Northstar wins state environmental award |

Northstar wins state environmental award

The eighth time was the charm for Northstar-at-Tahoe.

After winning state recognition for its recycling efforts each of the past seven years, Northstar became one of only 10 businesses statewide to receive the highest California honor for reducing waste in 2004. The 10 awards are chosen from a field of more than 2,000 businesses.

By finding a second life for everything from lumber to horse manure, Northstar kept more than 275 tons of would-be waste from ending up in the landfill last year, and cut trash hauling fees by $28,000, the resort reported.

The California Integrated Waste Management Board recognized Northstar’s innovation as a primarily reason for the honor. Northstar employees collect pine needles, grass clippings and horse manure to aid in revegetation at the resort. Lumber from the deconstruction of the old Northstar Village was also milled and re-used as decking material for the Big Springs Lodge.

“You really are a model and a leader for other businesses,” said Rosalie Mule, member of the waste management board.

John Loomis, director of operations at Northstar, said the resort’s focus on waste reduction comes from an understanding that a healthy environment is essential to their success.

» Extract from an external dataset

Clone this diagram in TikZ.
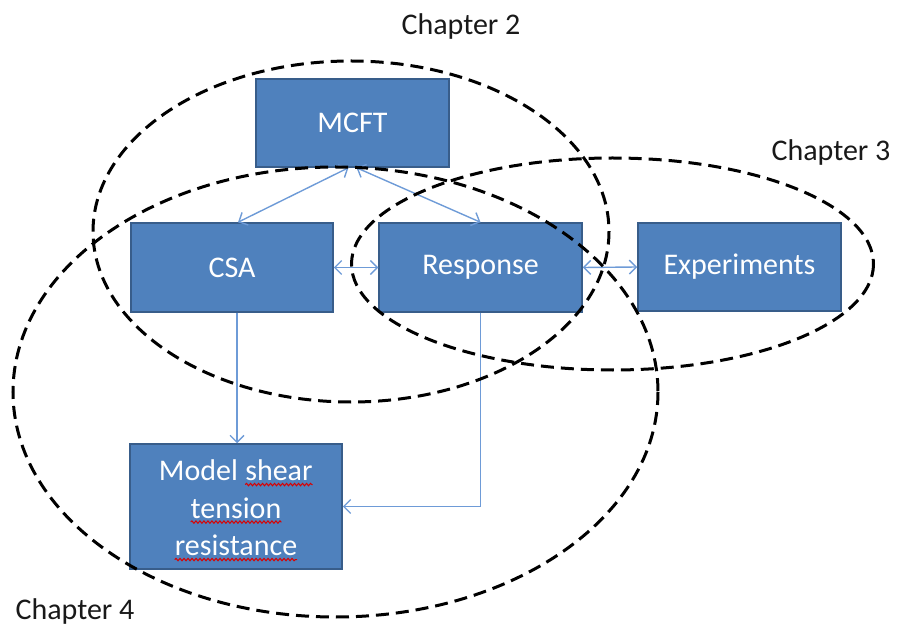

“We certainly recognize that the environment is our livelihood,” said Loomis. “It is probably our No. 1 sell.”

Northstar is now working with U.C. Davis soil scientists and the state water board to find science-backed methods to combat erosion, Loomis said.

Mule noted that by buying recycled materials, Northstar is also completing that loop that it starts when it recycles its own waste.

“You are not recycling unless you buy recycled,” Mule said.

The waste management board is helping California work toward its goal of keeping 50 percent of would-be trash from state landfills. In 2003, 47 percent of the state’s trash, about 35 million tons, was “diverted” from landfills.

The beginning of Northstar’s string of eight state honors coincides with the resort’s creation of an environmental action team that brainstorms ways to recycle and reduce the resort’s environmental impact.

The team has promoted recycling in lodging units, and started a new Green Tag program last year in partnership with Bonneville Environmental Foundation. Green Tags add a small charge to the resort’s lift tickets that then goes toward buying renewable energy, helping offset the emissions of traditional fuels.

“There have been a lot of people working behind the scenes for some time,” said Tom Dougherty, who heads up the environmental team. “You kind of wonder if anyone is paying attention. It is nice to know that they are.”